= EXERCISE TASK =
Skip the pictures, please, and write out exactly the lines from the opening of the data through the line containing "import plotly.graph_objects as go".

___ GIVEN DATA

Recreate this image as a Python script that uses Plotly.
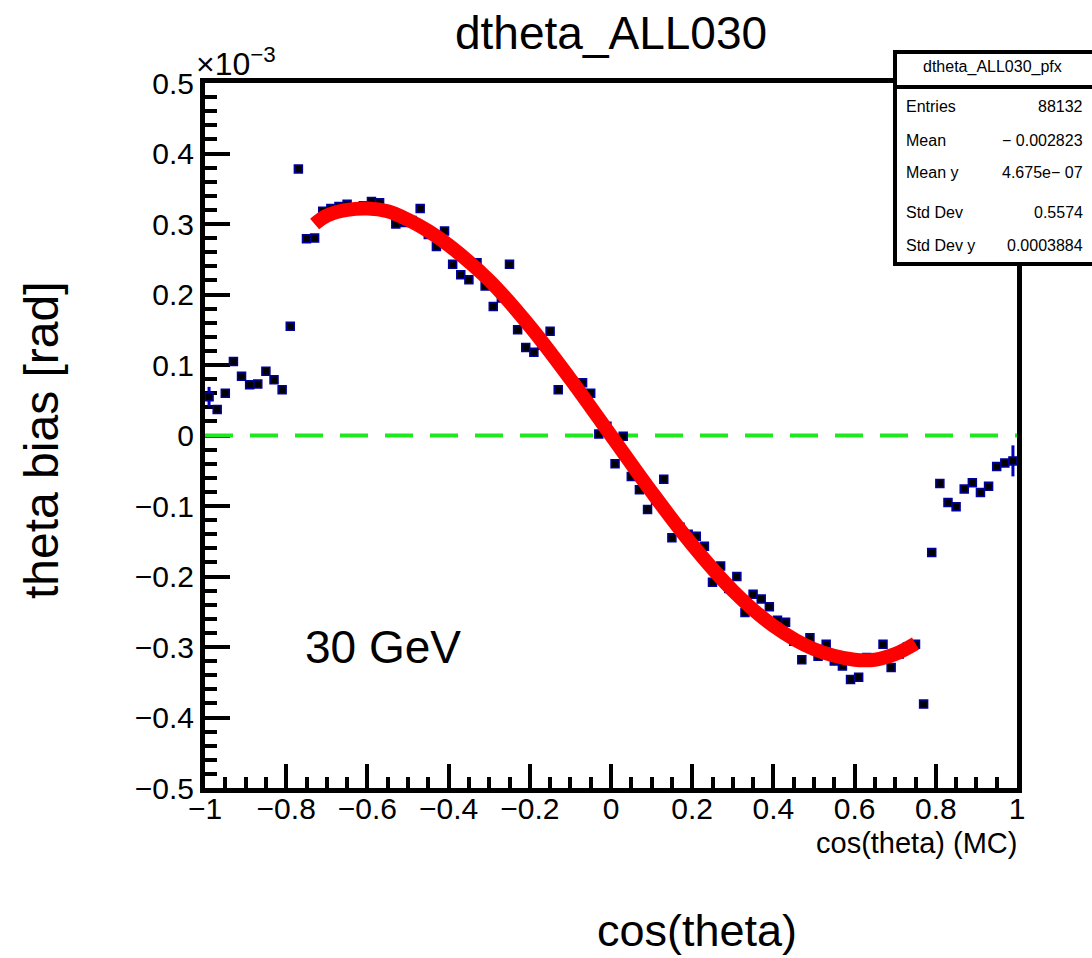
import plotly.graph_objects as go

# ---- data (values in units of 1e-3 rad) ----
cos_theta = [
    -0.99, -0.97, -0.95, -0.93, -0.91, -0.89, -0.87, -0.85, -0.83, -0.81,
    -0.79, -0.77, -0.75, -0.73, -0.71, -0.69, -0.67, -0.65, -0.63, -0.61,
    -0.59, -0.57, -0.55, -0.53, -0.51, -0.49, -0.47, -0.45, -0.43, -0.41,
    -0.39, -0.37, -0.35, -0.33, -0.31, -0.29, -0.27, -0.25, -0.23, -0.21,
    -0.19, -0.17, -0.15, -0.13, -0.11, -0.09, -0.07, -0.05, -0.03, -0.01,
    0.01, 0.03, 0.05, 0.07, 0.09, 0.11, 0.13, 0.15, 0.17, 0.19,
    0.21, 0.23, 0.25, 0.27, 0.29, 0.31, 0.33, 0.35, 0.37, 0.39,
    0.41, 0.43, 0.45, 0.47, 0.49, 0.51, 0.53, 0.55, 0.57, 0.59,
    0.61, 0.63, 0.65, 0.67, 0.69, 0.71, 0.73, 0.75, 0.77, 0.79,
    0.81, 0.83, 0.85, 0.87, 0.89, 0.91, 0.93, 0.95, 0.97, 0.99,
]
theta_bias = [
    0.055, 0.037, 0.060, 0.105, 0.084, 0.072, 0.073, 0.091, 0.079, 0.065,
    0.155, 0.378, 0.279, 0.280, 0.318, 0.322, 0.325, 0.328, 0.322, 0.326,
    0.332, 0.330, 0.318, 0.300, 0.302, 0.305, 0.322, 0.285, 0.268, 0.290,
    0.243, 0.228, 0.221, 0.245, 0.212, 0.183, 0.195, 0.243, 0.150, 0.125,
    0.118, 0.128, 0.148, 0.065, 0.088, 0.072, 0.075, 0.060, 0.002, 0.013,
    -0.040, -0.001, -0.058, -0.077, -0.105, -0.092, -0.062, -0.145, -0.130, -0.140,
    -0.143, -0.157, -0.208, -0.185, -0.217, -0.200, -0.251, -0.225, -0.232, -0.243,
    -0.262, -0.265, -0.292, -0.318, -0.287, -0.313, -0.296, -0.320, -0.327, -0.346,
    -0.343, -0.315, -0.318, -0.296, -0.329, -0.310, -0.300, -0.296, -0.381, -0.166,
    -0.068, -0.095, -0.101, -0.076, -0.067, -0.081, -0.072, -0.044, -0.039, -0.036,
]
bias_err = [
    0.014, 0.006, 0.005, 0.005, 0.004, 0.004, 0.004, 0.004, 0.004, 0.004,
    0.005, 0.005, 0.005, 0.005, 0.004, 0.004, 0.004, 0.004, 0.004, 0.004,
    0.004, 0.004, 0.004, 0.004, 0.004, 0.004, 0.004, 0.004, 0.004, 0.004,
    0.004, 0.004, 0.004, 0.004, 0.004, 0.004, 0.004, 0.004, 0.004, 0.004,
    0.004, 0.004, 0.004, 0.004, 0.004, 0.004, 0.004, 0.004, 0.004, 0.004,
    0.004, 0.004, 0.004, 0.004, 0.004, 0.004, 0.004, 0.004, 0.004, 0.004,
    0.004, 0.004, 0.004, 0.004, 0.004, 0.004, 0.004, 0.004, 0.004, 0.004,
    0.004, 0.004, 0.004, 0.004, 0.004, 0.004, 0.004, 0.004, 0.004, 0.004,
    0.004, 0.004, 0.004, 0.004, 0.004, 0.004, 0.004, 0.004, 0.005, 0.005,
    0.004, 0.004, 0.004, 0.004, 0.004, 0.004, 0.004, 0.004, 0.005, 0.022,
]

# fit curve
fit_x = [-0.73, -0.70, -0.65, -0.60, -0.55, -0.50, -0.45, -0.40, -0.30, -0.20,
         -0.10, 0.00, 0.10, 0.20, 0.30, 0.40, 0.50, 0.60, 0.65, 0.70, 0.75]
fit_y = [0.300, 0.312, 0.320, 0.322, 0.318, 0.306, 0.290, 0.270, 0.220, 0.155,
         0.080, 0.000, -0.080, -0.155, -0.220, -0.270, -0.303, -0.318, -0.318, -0.310, -0.295]

zero_x = [-1, 1]
zero_y = [0, 0]

x_ticks = [-1, -0.8, -0.6, -0.4, -0.2, 0, 0.2, 0.4, 0.6, 0.8, 1]
y_ticks = [0.5, 0.4, 0.3, 0.2, 0.1, 0, -0.1, -0.2, -0.3, -0.4, -0.5]

stats_labels = ["Entries", "Mean", "Mean y", "Std Dev", "Std Dev y"]
stats_values = ["88132", "\u2212 0.002823", "4.675e\u2212 07", "0.5574", "0.0003884"]

# ---- layout helpers (pixel -> paper) ----
L, R, T, B = 205, 1017, 83, 788
W, H = 1092, 958
def px(x):
    return (x - L) / (R - L)
def py(y):
    return (B - y) / (B - T)

FONT = "Liberation Sans, Arial, sans-serif"

fig = go.Figure()

fig.add_trace(go.Scatter(
    x=zero_x, y=zero_y, mode="lines",
    line=dict(color="#1fe81f", width=4, dash="28px,17px"),
    hoverinfo="skip", showlegend=False,
))

fig.add_trace(go.Scatter(
    x=cos_theta, y=theta_bias, mode="markers",
    marker=dict(symbol="square", size=8, color="black",
                line=dict(color="#0000a0", width=1.5)),
    error_y=dict(type="data", array=bias_err, color="#0000c0", thickness=3, width=0),
    showlegend=False,
))

fig.add_trace(go.Scatter(
    x=fit_x, y=fit_y, mode="lines", line_shape="spline",
    line=dict(color="#ff0000", width=14),
    showlegend=False,
))

axis_common = dict(
    showline=True, linecolor="black", linewidth=5, mirror=True,
    ticks="inside", tickcolor="black", tickwidth=4,
    showgrid=False, zeroline=False, layer="below traces",
    tickfont=dict(family=FONT, size=30, color="black"),
)

fig.update_xaxes(
    range=[-1, 1], tickvals=x_ticks, ticklen=24, ticklabelstandoff=-10,
    ticktext=["\u22121" if v == -1 else ("0" if v == 0 else f"{v:g}".replace("-", "\u2212")) for v in x_ticks],
    minor=dict(ticks="inside", dtick=0.05, tick0=-1, ticklen=11, tickwidth=4, tickcolor="black"),
    **axis_common,
)
fig.update_yaxes(
    range=[-0.5, 0.5], tickvals=y_ticks, ticklen=25,
    ticktext=["0" if v == 0 else f"{v:g}".replace("-", "\u2212") for v in y_ticks],
    minor=dict(ticks="inside", dtick=0.02, tick0=0, ticklen=12, tickwidth=4, tickcolor="black"),
    **axis_common,
)

shapes = [
    # stats box
    dict(type="rect", xref="paper", yref="paper",
         x0=px(895), x1=px(1110), y0=py(264), y1=py(52),
         line=dict(color="black", width=4), fillcolor="white", layer="above"),
    dict(type="line", xref="paper", yref="paper",
         x0=px(895), x1=px(1110), y0=py(87), y1=py(87),
         line=dict(color="black", width=4), layer="above"),
]

annotations = [
    dict(text="dtheta_ALL030", x=0.5, xref="paper", y=py(33), yref="paper",
         showarrow=False, font=dict(family=FONT, size=46, color="black"),
         xanchor="center", yanchor="middle"),
    dict(text="\u00d710<sup>\u22123</sup>", x=px(194), xref="paper", y=py(62), yref="paper",
         showarrow=False, font=dict(family=FONT, size=32, color="black"),
         xanchor="left", yanchor="middle"),
    dict(text="theta bias [rad]", x=px(42), xref="paper", y=py(440), yref="paper",
         showarrow=False, textangle=-90, font=dict(family=FONT, size=48, color="black"),
         xanchor="center", yanchor="middle"),
    dict(text="cos(theta) (MC)", x=px(1019), xref="paper", y=py(843), yref="paper",
         showarrow=False, font=dict(family=FONT, size=29, color="black"),
         xanchor="right", yanchor="middle"),
    dict(text="cos(theta)", x=px(697), xref="paper", y=py(930), yref="paper",
         showarrow=False, font=dict(family=FONT, size=45, color="black"),
         xanchor="center", yanchor="middle"),
    dict(text="30 GeV", x=-0.562, xref="x", y=-0.30, yref="y",
         showarrow=False, font=dict(family=FONT, size=46, color="black"),
         xanchor="center", yanchor="middle"),
    dict(text="dtheta_ALL030_pfx", x=px(992), xref="paper", y=py(67), yref="paper",
         showarrow=False, font=dict(family=FONT, size=16, color="black"),
         xanchor="center", yanchor="middle"),
]
row_y = [106, 140, 173, 212, 245]
for lab, val, yy in zip(stats_labels, stats_values, row_y):
    annotations.append(dict(text=lab, x=px(904), xref="paper", y=py(yy), yref="paper",
                            showarrow=False, font=dict(family=FONT, size=16, color="black"),
                            xanchor="left", yanchor="middle"))
    annotations.append(dict(text=val, x=px(1085), xref="paper", y=py(yy), yref="paper",
                            showarrow=False, font=dict(family=FONT, size=16, color="black"),
                            xanchor="right", yanchor="middle"))

fig.update_layout(
    width=W, height=H,
    margin=dict(l=L, r=W - R, t=T, b=H - B),
    paper_bgcolor="white", plot_bgcolor="white",
    shapes=shapes, annotations=annotations,
    showlegend=False,
)

fig.write_html("out.html")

______

= FULL ANSWER =
Recreate this image as a Python script that uses Plotly.
import plotly.graph_objects as go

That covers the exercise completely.